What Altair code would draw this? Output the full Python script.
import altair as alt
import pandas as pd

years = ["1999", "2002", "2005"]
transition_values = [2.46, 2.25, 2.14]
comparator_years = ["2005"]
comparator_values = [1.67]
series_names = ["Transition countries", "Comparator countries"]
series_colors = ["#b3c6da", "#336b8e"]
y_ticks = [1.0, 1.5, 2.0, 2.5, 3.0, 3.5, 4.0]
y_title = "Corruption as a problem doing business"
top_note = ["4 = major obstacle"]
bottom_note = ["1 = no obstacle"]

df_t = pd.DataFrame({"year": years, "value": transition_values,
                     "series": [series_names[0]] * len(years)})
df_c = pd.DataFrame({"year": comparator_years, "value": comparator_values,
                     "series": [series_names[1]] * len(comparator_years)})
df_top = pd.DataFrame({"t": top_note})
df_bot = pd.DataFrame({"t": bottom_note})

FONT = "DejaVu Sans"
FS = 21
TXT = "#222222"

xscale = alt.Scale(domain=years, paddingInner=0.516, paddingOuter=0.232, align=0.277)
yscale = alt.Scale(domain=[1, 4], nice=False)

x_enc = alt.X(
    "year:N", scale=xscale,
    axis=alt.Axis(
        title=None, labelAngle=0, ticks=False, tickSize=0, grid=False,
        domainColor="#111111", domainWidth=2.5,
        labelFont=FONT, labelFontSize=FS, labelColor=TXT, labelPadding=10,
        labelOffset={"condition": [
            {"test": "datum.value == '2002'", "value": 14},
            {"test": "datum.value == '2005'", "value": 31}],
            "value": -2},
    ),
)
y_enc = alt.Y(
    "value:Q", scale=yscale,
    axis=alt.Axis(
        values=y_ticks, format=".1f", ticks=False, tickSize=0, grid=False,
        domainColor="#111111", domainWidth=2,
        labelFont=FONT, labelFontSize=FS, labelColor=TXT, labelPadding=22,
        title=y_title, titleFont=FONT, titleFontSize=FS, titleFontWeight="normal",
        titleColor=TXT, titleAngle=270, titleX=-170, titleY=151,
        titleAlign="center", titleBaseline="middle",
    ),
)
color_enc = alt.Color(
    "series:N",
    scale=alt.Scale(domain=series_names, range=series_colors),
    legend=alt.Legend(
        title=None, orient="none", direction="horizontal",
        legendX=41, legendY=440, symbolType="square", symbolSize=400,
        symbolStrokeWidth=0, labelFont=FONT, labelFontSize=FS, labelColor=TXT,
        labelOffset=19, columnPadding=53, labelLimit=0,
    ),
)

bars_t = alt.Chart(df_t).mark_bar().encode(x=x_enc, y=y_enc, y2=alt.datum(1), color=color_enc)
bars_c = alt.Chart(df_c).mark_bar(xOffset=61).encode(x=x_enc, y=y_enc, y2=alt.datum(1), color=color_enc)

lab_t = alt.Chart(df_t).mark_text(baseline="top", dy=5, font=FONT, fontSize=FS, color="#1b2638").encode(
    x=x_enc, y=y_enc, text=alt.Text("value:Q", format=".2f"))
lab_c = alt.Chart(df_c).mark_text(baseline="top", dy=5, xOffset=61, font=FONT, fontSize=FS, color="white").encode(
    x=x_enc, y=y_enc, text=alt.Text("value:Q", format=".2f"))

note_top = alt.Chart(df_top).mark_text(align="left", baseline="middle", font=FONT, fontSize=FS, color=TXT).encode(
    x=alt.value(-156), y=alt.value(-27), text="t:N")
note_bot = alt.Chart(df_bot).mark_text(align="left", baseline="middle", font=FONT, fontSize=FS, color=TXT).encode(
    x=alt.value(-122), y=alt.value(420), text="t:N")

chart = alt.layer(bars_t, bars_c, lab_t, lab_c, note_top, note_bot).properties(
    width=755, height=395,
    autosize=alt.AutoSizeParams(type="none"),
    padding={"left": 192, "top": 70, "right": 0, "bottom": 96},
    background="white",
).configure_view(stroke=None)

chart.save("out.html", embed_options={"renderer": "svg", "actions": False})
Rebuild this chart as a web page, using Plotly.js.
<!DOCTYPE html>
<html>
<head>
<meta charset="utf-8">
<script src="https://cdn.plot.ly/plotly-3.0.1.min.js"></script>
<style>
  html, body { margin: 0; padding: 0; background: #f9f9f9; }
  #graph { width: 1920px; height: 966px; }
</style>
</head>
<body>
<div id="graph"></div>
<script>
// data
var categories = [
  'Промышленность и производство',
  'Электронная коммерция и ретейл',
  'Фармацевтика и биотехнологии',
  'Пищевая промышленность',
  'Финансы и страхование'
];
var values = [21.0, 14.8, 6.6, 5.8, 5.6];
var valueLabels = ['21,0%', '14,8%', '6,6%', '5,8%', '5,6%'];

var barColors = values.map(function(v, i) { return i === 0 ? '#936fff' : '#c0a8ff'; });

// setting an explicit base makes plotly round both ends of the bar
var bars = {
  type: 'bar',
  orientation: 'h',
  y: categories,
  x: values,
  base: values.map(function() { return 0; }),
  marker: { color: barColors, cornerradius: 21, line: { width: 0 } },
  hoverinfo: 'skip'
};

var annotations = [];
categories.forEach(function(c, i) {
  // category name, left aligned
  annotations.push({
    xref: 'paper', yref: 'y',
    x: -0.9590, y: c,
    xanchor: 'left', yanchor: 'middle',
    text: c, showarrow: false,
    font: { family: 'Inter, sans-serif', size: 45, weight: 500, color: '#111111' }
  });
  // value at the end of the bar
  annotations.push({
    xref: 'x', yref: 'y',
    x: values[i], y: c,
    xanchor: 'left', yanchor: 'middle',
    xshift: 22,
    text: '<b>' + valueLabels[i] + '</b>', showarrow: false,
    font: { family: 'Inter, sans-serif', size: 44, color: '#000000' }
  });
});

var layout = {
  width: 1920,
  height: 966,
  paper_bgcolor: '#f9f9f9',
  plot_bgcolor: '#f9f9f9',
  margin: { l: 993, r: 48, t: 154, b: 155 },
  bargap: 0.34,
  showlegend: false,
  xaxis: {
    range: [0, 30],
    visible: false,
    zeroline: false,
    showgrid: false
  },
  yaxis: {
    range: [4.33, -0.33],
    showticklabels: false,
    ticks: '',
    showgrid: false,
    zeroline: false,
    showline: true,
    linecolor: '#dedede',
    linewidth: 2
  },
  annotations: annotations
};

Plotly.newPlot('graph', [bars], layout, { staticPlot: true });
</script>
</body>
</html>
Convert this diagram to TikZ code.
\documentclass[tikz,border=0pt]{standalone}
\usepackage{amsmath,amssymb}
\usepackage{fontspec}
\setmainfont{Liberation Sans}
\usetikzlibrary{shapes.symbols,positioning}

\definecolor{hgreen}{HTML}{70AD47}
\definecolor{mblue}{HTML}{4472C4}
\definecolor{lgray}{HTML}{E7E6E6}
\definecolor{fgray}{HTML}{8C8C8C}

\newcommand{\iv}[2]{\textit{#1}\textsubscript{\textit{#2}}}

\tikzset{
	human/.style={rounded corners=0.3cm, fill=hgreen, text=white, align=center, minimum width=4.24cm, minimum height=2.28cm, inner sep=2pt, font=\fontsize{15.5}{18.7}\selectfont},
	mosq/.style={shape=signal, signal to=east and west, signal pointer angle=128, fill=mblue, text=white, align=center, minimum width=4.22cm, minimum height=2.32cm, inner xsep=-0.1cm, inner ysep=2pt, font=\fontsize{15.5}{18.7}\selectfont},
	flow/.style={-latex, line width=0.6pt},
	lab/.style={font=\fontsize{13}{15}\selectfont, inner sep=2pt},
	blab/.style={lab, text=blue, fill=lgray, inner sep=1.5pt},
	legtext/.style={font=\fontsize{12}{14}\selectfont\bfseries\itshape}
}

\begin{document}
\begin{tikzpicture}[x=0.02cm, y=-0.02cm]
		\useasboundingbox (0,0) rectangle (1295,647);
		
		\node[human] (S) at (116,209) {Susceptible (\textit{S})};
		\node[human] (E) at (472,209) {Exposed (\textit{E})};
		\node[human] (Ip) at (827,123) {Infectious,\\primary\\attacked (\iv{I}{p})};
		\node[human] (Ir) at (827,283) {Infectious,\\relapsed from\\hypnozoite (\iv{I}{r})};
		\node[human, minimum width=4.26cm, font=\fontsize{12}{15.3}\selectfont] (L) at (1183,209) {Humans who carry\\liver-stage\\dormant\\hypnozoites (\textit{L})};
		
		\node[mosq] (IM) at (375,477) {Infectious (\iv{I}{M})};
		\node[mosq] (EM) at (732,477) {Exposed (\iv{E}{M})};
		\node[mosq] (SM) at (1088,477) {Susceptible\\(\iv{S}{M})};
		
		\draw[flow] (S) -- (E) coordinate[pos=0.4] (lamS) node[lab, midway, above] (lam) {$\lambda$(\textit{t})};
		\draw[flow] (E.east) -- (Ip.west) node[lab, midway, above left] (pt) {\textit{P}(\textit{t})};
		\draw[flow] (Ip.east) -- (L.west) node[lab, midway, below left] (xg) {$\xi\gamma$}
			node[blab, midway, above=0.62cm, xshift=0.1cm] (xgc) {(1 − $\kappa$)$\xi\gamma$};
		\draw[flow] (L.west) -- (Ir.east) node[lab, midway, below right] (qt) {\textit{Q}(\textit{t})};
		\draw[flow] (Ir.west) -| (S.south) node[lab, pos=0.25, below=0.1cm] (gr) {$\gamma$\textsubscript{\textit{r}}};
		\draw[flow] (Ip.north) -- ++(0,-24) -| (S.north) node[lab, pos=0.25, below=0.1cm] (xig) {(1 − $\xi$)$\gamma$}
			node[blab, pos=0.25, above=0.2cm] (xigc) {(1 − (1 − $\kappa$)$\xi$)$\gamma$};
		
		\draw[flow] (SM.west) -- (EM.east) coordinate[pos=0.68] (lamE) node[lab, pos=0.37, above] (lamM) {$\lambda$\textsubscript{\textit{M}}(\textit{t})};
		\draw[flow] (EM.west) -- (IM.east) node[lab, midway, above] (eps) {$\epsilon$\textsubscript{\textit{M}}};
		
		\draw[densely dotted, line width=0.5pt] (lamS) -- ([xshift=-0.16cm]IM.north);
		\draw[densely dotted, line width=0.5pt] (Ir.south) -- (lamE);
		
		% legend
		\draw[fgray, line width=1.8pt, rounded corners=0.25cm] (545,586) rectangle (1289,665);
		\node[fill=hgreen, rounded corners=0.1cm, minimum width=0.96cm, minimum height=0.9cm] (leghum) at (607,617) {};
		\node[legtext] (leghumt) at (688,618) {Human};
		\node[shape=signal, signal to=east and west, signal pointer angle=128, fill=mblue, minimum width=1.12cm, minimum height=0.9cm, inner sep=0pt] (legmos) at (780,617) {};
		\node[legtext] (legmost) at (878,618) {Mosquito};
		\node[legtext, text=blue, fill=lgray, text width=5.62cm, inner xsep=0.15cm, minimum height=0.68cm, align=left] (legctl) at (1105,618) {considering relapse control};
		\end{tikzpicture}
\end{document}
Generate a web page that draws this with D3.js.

□ □ □ □ □ □ □

■ PROBLEM DESCRIPTION ■
Quote the data above verbatim from its first line to the line that includes "import pandas as pd", with both boundary lines retained.

■ WRITTEN ANSWER ■
What Altair code would draw this? Output the full Python script.
import altair as alt
import pandas as pd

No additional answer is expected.